╭──

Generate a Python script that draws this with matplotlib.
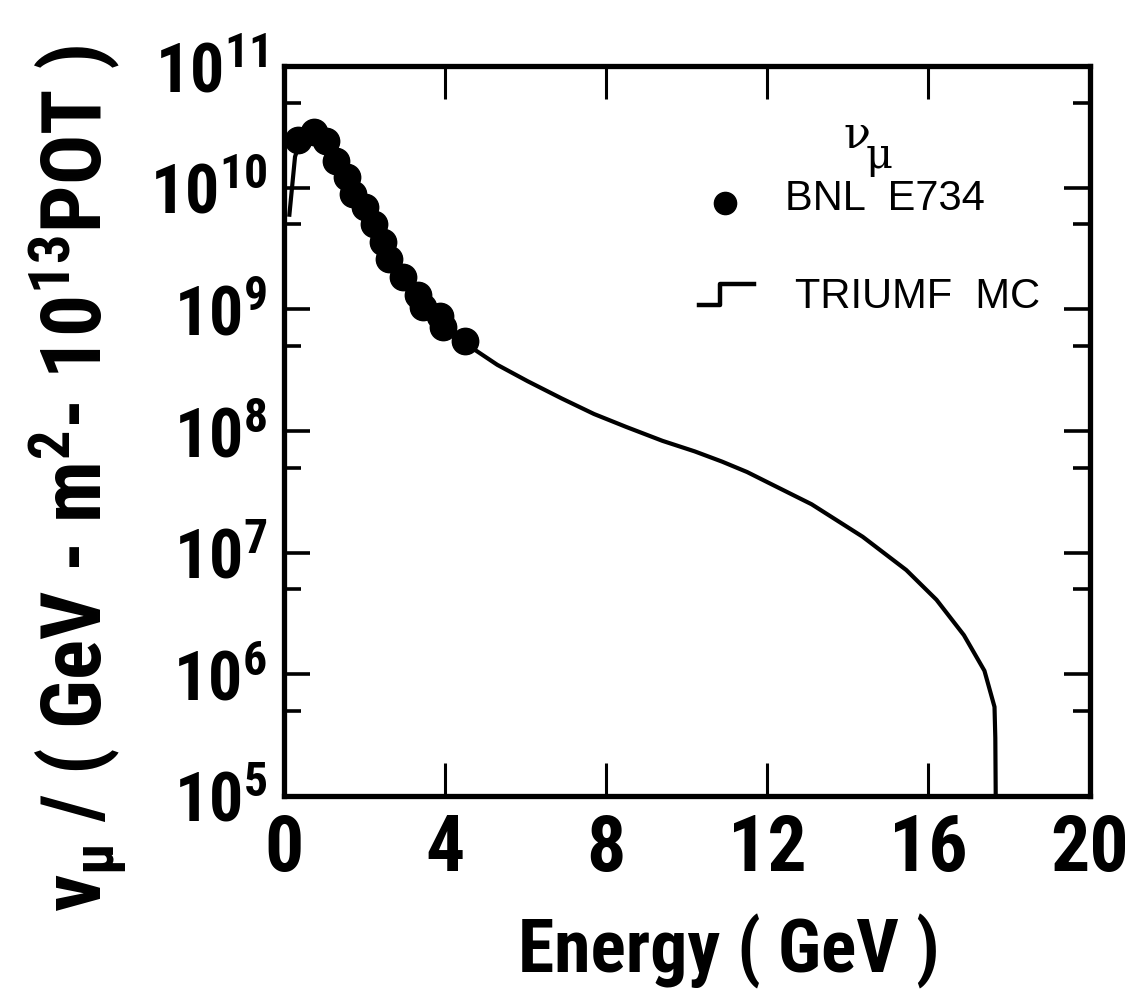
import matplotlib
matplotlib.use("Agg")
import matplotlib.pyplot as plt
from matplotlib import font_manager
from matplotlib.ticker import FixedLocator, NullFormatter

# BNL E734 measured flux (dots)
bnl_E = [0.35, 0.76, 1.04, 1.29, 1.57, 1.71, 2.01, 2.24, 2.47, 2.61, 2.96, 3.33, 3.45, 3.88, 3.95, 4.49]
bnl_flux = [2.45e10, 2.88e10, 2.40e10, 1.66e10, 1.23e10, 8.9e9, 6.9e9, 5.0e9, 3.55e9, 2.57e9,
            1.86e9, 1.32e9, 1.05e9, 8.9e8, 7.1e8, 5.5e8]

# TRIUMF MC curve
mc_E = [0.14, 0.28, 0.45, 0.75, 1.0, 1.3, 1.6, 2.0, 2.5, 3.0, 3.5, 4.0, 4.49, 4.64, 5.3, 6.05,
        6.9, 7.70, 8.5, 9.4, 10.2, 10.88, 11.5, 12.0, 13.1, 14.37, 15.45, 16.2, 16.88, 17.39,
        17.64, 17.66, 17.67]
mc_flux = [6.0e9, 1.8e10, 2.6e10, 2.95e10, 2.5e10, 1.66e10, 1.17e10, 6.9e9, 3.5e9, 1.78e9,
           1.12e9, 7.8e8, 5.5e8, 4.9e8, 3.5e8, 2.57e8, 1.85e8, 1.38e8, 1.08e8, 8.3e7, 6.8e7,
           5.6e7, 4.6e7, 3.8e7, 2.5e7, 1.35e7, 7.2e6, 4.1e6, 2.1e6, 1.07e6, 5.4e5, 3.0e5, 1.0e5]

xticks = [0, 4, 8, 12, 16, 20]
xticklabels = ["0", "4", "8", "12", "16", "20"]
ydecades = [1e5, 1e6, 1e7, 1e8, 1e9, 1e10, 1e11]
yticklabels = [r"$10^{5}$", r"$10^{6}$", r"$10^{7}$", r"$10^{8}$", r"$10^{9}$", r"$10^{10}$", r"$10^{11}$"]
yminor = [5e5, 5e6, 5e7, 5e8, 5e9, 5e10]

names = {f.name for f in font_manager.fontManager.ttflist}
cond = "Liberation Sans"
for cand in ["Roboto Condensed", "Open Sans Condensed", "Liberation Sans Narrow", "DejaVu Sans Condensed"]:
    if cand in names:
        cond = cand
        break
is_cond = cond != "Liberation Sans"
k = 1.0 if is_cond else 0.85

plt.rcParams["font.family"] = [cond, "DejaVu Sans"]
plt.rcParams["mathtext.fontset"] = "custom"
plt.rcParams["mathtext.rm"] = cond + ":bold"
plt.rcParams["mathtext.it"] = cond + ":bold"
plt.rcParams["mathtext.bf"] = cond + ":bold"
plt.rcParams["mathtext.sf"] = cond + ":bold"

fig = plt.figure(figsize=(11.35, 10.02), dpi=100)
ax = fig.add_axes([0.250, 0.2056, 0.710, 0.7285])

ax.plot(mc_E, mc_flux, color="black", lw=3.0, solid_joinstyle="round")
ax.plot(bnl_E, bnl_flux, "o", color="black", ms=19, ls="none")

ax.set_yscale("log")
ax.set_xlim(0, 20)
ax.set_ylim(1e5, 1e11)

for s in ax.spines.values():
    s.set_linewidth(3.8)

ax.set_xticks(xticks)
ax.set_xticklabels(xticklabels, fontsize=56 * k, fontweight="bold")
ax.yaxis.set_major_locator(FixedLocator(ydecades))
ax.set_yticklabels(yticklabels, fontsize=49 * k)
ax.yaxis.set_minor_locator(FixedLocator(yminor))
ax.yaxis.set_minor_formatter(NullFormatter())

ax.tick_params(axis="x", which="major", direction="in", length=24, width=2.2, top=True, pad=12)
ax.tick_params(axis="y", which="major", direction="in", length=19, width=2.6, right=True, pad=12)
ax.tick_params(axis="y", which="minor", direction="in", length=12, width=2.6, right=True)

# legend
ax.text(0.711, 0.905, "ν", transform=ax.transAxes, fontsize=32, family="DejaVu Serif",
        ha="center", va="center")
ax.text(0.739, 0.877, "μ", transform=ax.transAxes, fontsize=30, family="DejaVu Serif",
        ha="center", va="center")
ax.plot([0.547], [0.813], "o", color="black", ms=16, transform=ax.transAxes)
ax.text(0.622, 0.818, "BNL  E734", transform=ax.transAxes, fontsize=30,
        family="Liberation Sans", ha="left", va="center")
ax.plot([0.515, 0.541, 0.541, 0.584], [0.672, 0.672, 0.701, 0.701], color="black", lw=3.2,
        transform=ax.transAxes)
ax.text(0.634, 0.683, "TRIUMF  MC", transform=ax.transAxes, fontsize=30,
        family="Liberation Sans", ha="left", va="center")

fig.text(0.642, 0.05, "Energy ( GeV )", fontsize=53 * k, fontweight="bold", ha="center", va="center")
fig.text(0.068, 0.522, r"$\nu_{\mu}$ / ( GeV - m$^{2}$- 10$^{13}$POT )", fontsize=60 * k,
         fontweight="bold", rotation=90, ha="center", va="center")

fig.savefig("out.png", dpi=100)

╰──
╭──

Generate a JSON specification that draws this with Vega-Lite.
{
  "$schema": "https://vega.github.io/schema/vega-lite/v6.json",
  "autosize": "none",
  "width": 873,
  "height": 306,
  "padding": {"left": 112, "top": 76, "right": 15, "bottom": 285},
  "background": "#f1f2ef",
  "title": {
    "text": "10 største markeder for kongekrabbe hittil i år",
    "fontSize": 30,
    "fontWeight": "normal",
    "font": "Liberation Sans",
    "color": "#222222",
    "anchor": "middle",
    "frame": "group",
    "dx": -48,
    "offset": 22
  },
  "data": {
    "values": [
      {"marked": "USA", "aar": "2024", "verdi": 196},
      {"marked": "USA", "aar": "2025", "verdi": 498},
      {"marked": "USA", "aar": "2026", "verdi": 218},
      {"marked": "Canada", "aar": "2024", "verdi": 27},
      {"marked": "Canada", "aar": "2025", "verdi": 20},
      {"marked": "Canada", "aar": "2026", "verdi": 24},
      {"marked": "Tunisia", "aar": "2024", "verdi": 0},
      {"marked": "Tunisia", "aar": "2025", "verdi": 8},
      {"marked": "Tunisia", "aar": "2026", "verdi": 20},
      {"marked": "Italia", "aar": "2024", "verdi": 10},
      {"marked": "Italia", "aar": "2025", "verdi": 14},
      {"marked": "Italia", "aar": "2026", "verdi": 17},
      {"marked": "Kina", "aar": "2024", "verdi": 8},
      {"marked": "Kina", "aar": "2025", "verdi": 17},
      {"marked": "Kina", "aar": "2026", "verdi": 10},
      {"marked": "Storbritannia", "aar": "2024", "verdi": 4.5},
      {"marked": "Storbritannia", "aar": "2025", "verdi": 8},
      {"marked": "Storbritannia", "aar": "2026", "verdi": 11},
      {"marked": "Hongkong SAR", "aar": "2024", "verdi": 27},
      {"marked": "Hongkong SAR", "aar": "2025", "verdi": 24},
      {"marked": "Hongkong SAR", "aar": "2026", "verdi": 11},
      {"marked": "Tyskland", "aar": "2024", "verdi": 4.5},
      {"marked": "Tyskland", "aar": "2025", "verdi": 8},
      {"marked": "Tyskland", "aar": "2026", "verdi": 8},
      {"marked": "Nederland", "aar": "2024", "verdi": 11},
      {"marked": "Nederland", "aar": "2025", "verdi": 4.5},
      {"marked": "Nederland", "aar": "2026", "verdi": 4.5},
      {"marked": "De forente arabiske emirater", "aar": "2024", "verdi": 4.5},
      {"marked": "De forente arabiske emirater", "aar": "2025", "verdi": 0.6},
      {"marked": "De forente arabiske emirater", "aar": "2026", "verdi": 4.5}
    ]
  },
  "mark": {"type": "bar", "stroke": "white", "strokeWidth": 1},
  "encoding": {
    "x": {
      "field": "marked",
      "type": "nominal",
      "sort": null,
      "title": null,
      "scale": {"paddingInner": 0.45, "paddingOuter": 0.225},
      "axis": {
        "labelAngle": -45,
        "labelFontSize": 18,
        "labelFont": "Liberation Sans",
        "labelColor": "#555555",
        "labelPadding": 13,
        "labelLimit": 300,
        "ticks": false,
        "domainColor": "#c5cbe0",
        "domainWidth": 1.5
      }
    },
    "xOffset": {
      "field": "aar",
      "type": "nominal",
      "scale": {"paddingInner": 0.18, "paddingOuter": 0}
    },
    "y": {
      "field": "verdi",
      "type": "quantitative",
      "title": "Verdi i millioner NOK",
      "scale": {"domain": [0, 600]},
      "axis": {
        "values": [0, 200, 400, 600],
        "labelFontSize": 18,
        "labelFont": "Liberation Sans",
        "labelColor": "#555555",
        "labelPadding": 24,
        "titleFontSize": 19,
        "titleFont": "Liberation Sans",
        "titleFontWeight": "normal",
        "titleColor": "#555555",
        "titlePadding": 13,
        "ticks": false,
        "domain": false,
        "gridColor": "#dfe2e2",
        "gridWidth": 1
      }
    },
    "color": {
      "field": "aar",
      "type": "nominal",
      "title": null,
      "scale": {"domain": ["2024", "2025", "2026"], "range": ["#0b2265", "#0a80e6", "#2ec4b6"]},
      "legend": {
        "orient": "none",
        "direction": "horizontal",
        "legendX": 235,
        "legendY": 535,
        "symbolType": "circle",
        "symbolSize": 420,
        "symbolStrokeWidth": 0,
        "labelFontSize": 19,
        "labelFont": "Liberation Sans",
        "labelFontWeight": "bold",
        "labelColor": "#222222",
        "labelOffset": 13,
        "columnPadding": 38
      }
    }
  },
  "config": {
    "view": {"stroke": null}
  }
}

╰──

GIVEN PROBLEM: Reproduce exactly the run of lines beginning with the one that contains "Generate a Python" and ending with the one that contains "1.86e9, 1.32e9, 1.05e9, 8.9e8, 7.1e8, 5.5e8]". Do not include pictures.

OUTPUT:
Generate a Python script that draws this with matplotlib.
import matplotlib
matplotlib.use("Agg")
import matplotlib.pyplot as plt
from matplotlib import font_manager
from matplotlib.ticker import FixedLocator, NullFormatter

# BNL E734 measured flux (dots)
bnl_E = [0.35, 0.76, 1.04, 1.29, 1.57, 1.71, 2.01, 2.24, 2.47, 2.61, 2.96, 3.33, 3.45, 3.88, 3.95, 4.49]
bnl_flux = [2.45e10, 2.88e10, 2.40e10, 1.66e10, 1.23e10, 8.9e9, 6.9e9, 5.0e9, 3.55e9, 2.57e9,
            1.86e9, 1.32e9, 1.05e9, 8.9e8, 7.1e8, 5.5e8]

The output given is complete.